→ **Data shown**:
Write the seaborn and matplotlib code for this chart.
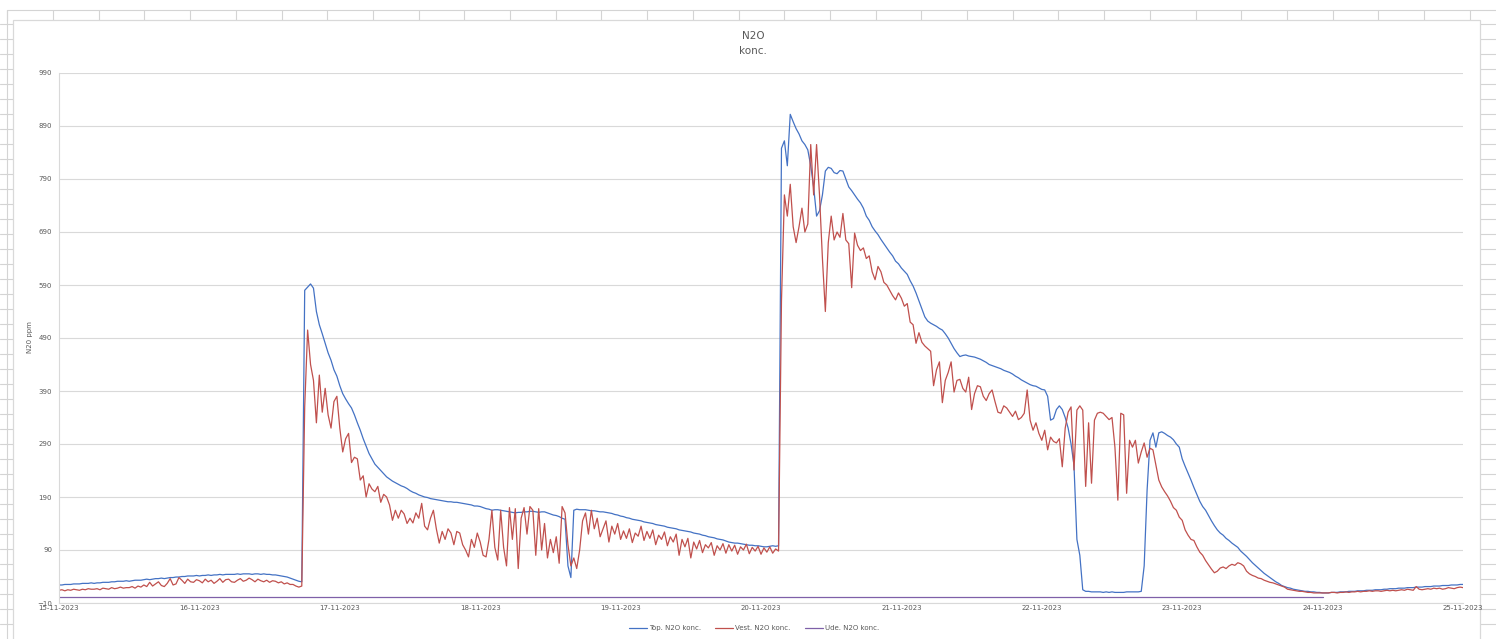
import pandas as pd
import matplotlib
matplotlib.use("Agg")
import matplotlib.pyplot as plt
import matplotlib.dates as mdates
from matplotlib.lines import Line2D
from matplotlib.patches import Rectangle
import seaborn as sns

# ==================== DATA ====================
# readings every 30 min, 15-11-2023 00:00 -> 25-11-2023 00:00
start_time = "2023-11-15 00:00"

top_vals = [
    24, 24, 25, 25, 25, 26, 26, 26, 27, 27, 27, 28,            # h0
    27, 28, 28, 29, 29, 29, 30, 30, 31, 31, 31, 32,            # h6
    31, 32, 33, 33, 33, 34, 35, 34, 35, 36, 36, 37,            # h12
    36, 37, 38, 38, 39, 39, 40, 40, 41, 41, 41, 42,            # h18
    41, 42, 42, 43, 42, 43, 43, 44, 43, 44, 44, 44,            # h24
    44, 45, 44, 45, 45, 45, 44, 45, 45, 44, 45, 44,            # h30
    44, 43, 43, 42, 41, 40, 39, 37, 35, 33, 31, 30,            # h36
    580, 586, 592, 584, 540, 515, 498, 480, 462, 448, 430, 418,  # h42
    400, 385, 375, 366, 358, 345, 330, 316, 300, 286, 272, 262,  # h48
    252, 246, 240, 234, 228, 224, 220, 217, 214, 211, 209, 206,  # h54
    202, 199, 197, 194, 192, 190, 189, 187, 186, 185, 184, 183,  # h60
    182, 181, 181, 180, 180, 179, 178, 177, 176, 175, 173, 173,  # h66
    172, 170, 168, 167, 165, 166, 166, 165, 164, 163, 162, 161,  # h72
    160, 161, 161, 162, 162, 163, 163, 162, 161, 162, 162, 160,  # h78
    158, 156, 155, 153, 150, 148, 60, 38, 165, 167, 166, 166,    # h84
    166, 165, 164, 164, 163, 162, 162, 161, 160, 159, 157, 156,  # h90
    154, 153, 151, 150, 148, 147, 146, 145, 143, 142, 141, 140,  # h96
    138, 137, 136, 135, 133, 132, 131, 130, 128, 127, 126, 125,  # h102
    124, 122, 121, 120, 118, 117, 115, 114, 113, 111, 110, 109,  # h108
    107, 105, 104, 103, 103, 102, 101, 100, 99, 99, 98, 98,      # h114
    97, 96, 96, 97, 98, 97, 98, 848, 862, 815, 912, 898,         # h120
    885, 875, 862, 855, 845, 815, 775, 720, 730, 760, 805, 812,  # h126
    810, 802, 800, 806, 805, 790, 775, 768, 760, 752, 745, 735,  # h132
    720, 712, 700, 692, 685, 676, 668, 660, 652, 645, 635, 630,  # h138
    622, 616, 610, 598, 588, 575, 560, 545, 530, 522, 518, 515,  # h144
    512, 508, 505, 498, 490, 480, 470, 462, 455, 457, 458, 456,  # h150
    455, 454, 452, 450, 447, 444, 440, 438, 436, 434, 432, 429,  # h156
    427, 425, 422, 418, 415, 411, 408, 405, 402, 400, 399, 396,  # h162
    393, 392, 380, 335, 338, 355, 362, 355, 340, 320, 290, 250,  # h168
    110, 80, 15, 12, 12, 11, 11, 11, 11, 10, 11, 10,             # h174
    11, 10, 10, 10, 10, 11, 11, 11, 11, 11, 12, 60,              # h180
    203, 297, 311, 284, 311, 313, 310, 306, 303, 298, 290, 284,  # h186
    262, 248, 235, 222, 208, 195, 182, 172, 165, 155, 145, 136,  # h192
    128, 122, 118, 112, 108, 103, 99, 95, 88, 83, 78, 72,        # h198
    66, 61, 56, 51, 46, 42, 38, 34, 30, 27, 23, 21,              # h204
    19, 18, 16, 15, 14, 13, 12, 12, 11, 11, 10, 10,              # h210
    9, 9, 9, 10, 10, 10, 11, 11, 11, 12, 12, 12,                 # h216
    13, 13, 13, 14, 14, 14, 15, 15, 15, 16, 16, 17,              # h222
    17, 17, 18, 18, 18, 19, 19, 19, 20, 20, 20, 21,              # h228
    21, 21, 22, 22, 22, 23, 23, 23, 24, 24, 24, 25,              # h234
    25,                                                          # h240
]

vest_vals = [
    14, 15, 13, 15, 14, 16, 15, 14, 16, 15, 17, 16,              # h0
    16, 17, 15, 18, 17, 16, 19, 17, 18, 20, 18, 19,              # h6
    19, 21, 18, 22, 20, 24, 21, 29, 22, 26, 30, 23,              # h12
    21, 27, 36, 24, 26, 38, 33, 27, 35, 30, 29, 34,              # h18
    32, 28, 35, 30, 33, 27, 31, 36, 29, 34, 35, 30,              # h24
    29, 33, 36, 31, 33, 37, 34, 30, 35, 32, 30, 33,              # h30
    29, 32, 31, 28, 30, 26, 28, 25, 25, 22, 20, 22,              # h36
    360, 505, 440, 410, 330, 420, 350, 395, 345, 320, 370, 380,  # h42
    320, 275, 300, 310, 255, 265, 262, 222, 230, 190, 215, 205,  # h48
    200, 210, 180, 195, 190, 175, 146, 165, 150, 165, 158, 140,  # h54
    150, 141, 160, 150, 178, 135, 128, 150, 165, 130, 103, 125,  # h60
    110, 130, 122, 100, 125, 122, 100, 90, 77, 110, 95, 122,     # h66
    105, 80, 77, 110, 165, 95, 71, 165, 95, 60, 170, 110,        # h72
    168, 55, 150, 170, 120, 172, 165, 80, 168, 90, 140, 75,      # h78
    110, 85, 115, 65, 172, 160, 100, 60, 75, 55, 90, 145,        # h84
    160, 120, 165, 130, 150, 115, 130, 145, 105, 135, 120, 140,  # h90
    110, 126, 112, 130, 104, 122, 116, 135, 108, 125, 112, 128,  # h96
    100, 118, 110, 124, 98, 115, 105, 120, 80, 110, 96, 112,     # h102
    75, 105, 92, 108, 85, 100, 94, 104, 80, 98, 90, 102,         # h108
    84, 100, 88, 99, 82, 96, 90, 101, 83, 95, 88, 97,            # h114
    82, 94, 86, 96, 84, 92, 88, 560, 760, 720, 780, 700,         # h120
    670, 700, 735, 690, 705, 855, 760, 855, 760, 640, 540, 670,  # h126
    720, 675, 690, 680, 725, 675, 668, 585, 688, 665, 655, 660,  # h132
    640, 645, 615, 600, 625, 615, 595, 590, 580, 570, 562, 575,  # h138
    565, 550, 555, 520, 515, 480, 500, 482, 475, 470, 465, 400,  # h144
    430, 445, 368, 410, 425, 445, 388, 410, 412, 395, 388, 416,  # h150
    355, 385, 400, 398, 380, 372, 385, 392, 370, 350, 348, 362,  # h156
    358, 350, 342, 352, 336, 340, 348, 392, 335, 316, 330, 310,  # h162
    297, 316, 279, 303, 295, 292, 300, 247, 320, 350, 360, 241,  # h168
    354, 362, 354, 210, 330, 216, 335, 348, 350, 348, 342, 336,  # h174
    340, 284, 184, 348, 345, 197, 297, 284, 297, 254, 275, 292,  # h180
    265, 282, 279, 250, 222, 209, 200, 192, 182, 170, 165, 152,  # h186
    146, 128, 118, 110, 108, 96, 86, 80, 70, 62, 54, 47,         # h192
    50, 56, 58, 55, 60, 63, 61, 66, 64, 60, 50, 45,              # h198
    42, 40, 37, 36, 33, 31, 29, 28, 26, 24, 22, 20,              # h204
    16, 15, 14, 13, 12, 12, 11, 10, 10, 9, 9, 9,                 # h210
    9, 9, 9, 10, 10, 9, 10, 10, 11, 10, 11, 11,                  # h216
    12, 11, 12, 12, 13, 12, 13, 13, 12, 13, 14, 13,              # h222
    14, 13, 14, 15, 14, 16, 15, 14, 21, 16, 15, 16,              # h228
    17, 16, 18, 17, 18, 16, 17, 19, 18, 17, 19, 20,              # h234
    19,                                                          # h240
]

# outdoor sensor, one value per day until 24-11
ude_days = ["2023-11-15", "2023-11-16", "2023-11-17", "2023-11-18", "2023-11-19",
            "2023-11-20", "2023-11-21", "2023-11-22", "2023-11-23", "2023-11-24"]
ude_vals = [1, 1, 1, 1, 1, 1, 1, 1, 1, 1]

series_names = ["Top. N2O konc.", "Vest. N2O konc.", "Ude. N2O konc."]
series_colors = ["#4472C4", "#C0504D", "#7F60A8"]
y_ticks = [-10, 90, 190, 290, 390, 490, 590, 690, 790, 890, 990]
x_days = ["2023-11-15", "2023-11-16", "2023-11-17", "2023-11-18", "2023-11-19", "2023-11-20",
          "2023-11-21", "2023-11-22", "2023-11-23", "2023-11-24", "2023-11-25"]
# ==============================================

top_df = pd.DataFrame({"time": pd.date_range(start_time, periods=len(top_vals), freq="30min"),
                       "ppm": top_vals, "serie": series_names[0]})
vest_df = pd.DataFrame({"time": pd.date_range(start_time, periods=len(vest_vals), freq="30min"),
                        "ppm": vest_vals, "serie": series_names[1]})
ude_df = pd.DataFrame({"time": pd.to_datetime(ude_days), "ppm": ude_vals, "serie": series_names[2]})
df = pd.concat([top_df, vest_df, ude_df], ignore_index=True)

sns.set_style("white")
plt.rcParams["font.family"] = ["DejaVu Sans"]
text_col = "#595959"
grid_col = "#d9d9d9"
cell_col = "#d4d4d4"

W, H = 1496, 639
fig = plt.figure(figsize=(W / 100, H / 100), dpi=100)

# spreadsheet cells behind the chart object
def fline(x0, y0, x1, y1, **kw):
    fig.add_artist(Line2D([x0 / W, x1 / W], [1 - y0 / H, 1 - y1 / H], transform=fig.transFigure,
                          color=cell_col, lw=0.8, zorder=-3, **kw))

fline(7.3, 10, W, 10)
fline(7.3, 10, 7.3, H)
cx = 7.3
while cx < W:
    fline(cx, 10, cx, 20)
    cx += 45.7
ry = 24.3
while ry < H:
    fline(0, ry, 13, ry)
    fline(1480, ry, W, ry)
    ry += 15
fig.add_artist(Rectangle((12.7 / W, -0.01), (1480 - 12.7) / W, 1 - 19.7 / H + 0.01,
                         transform=fig.transFigure, facecolor="white", edgecolor=grid_col,
                         lw=0.9, zorder=-2))

ax = fig.add_axes([59 / W, 1 - 603 / H, (1463 - 59) / W, (603 - 73) / H])
ax.patch.set_alpha(0)
sns.lineplot(data=df, x="time", y="ppm", hue="serie", hue_order=series_names,
             palette=dict(zip(series_names, series_colors)), estimator=None, sort=False,
             linewidth=0.9, ax=ax)

ax.set_ylim(-10, 990)
ax.set_yticks(y_ticks)
ax.set_xlim(pd.Timestamp(x_days[0]), pd.Timestamp(x_days[-1]))
ax.set_xticks(pd.to_datetime(x_days))
ax.xaxis.set_major_formatter(mdates.DateFormatter("%d-%m-%Y"))
ax.yaxis.grid(True, color=grid_col, lw=0.8)
ax.xaxis.grid(False)
for side in ["top", "right"]:
    ax.spines[side].set_visible(False)
ax.spines["left"].set_color(grid_col)
ax.spines["bottom"].set_color(grid_col)
ax.tick_params(axis="both", length=0, labelsize=5, colors=text_col)
ax.tick_params(axis="y", pad=5)
ax.tick_params(axis="x", pad=1.5)
ax.set_xlabel("")
ax.set_ylabel("")

fig.text(30 / W, 1 - 337 / H, "N20 ppm", rotation=90, ha="center", va="center",
         fontsize=5, color=text_col)
fig.text(753 / W, 1 - 36 / H, "N2O", ha="center", va="center", fontsize=7.5, color=text_col)
fig.text(753 / W, 1 - 51 / H, "konc.", ha="center", va="center", fontsize=7.5, color=text_col)

handles, labels = ax.get_legend_handles_labels()
ax.get_legend().remove()
fig.legend(handles, labels, loc="center", bbox_to_anchor=(754 / W, 1 - 628 / H), ncol=3,
           frameon=False, fontsize=5, labelcolor=text_col, handlelength=2.6,
           handletextpad=0.3, columnspacing=2.0)

fig.savefig("out.png", dpi=100)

→ **Challenge**: Skip the pictures, please, and transcribe only the lines from the beginning of the material through the one that contains "import seaborn as sns".

→ **Finished task**:
Write the seaborn and matplotlib code for this chart.
import pandas as pd
import matplotlib
matplotlib.use("Agg")
import matplotlib.pyplot as plt
import matplotlib.dates as mdates
from matplotlib.lines import Line2D
from matplotlib.patches import Rectangle
import seaborn as sns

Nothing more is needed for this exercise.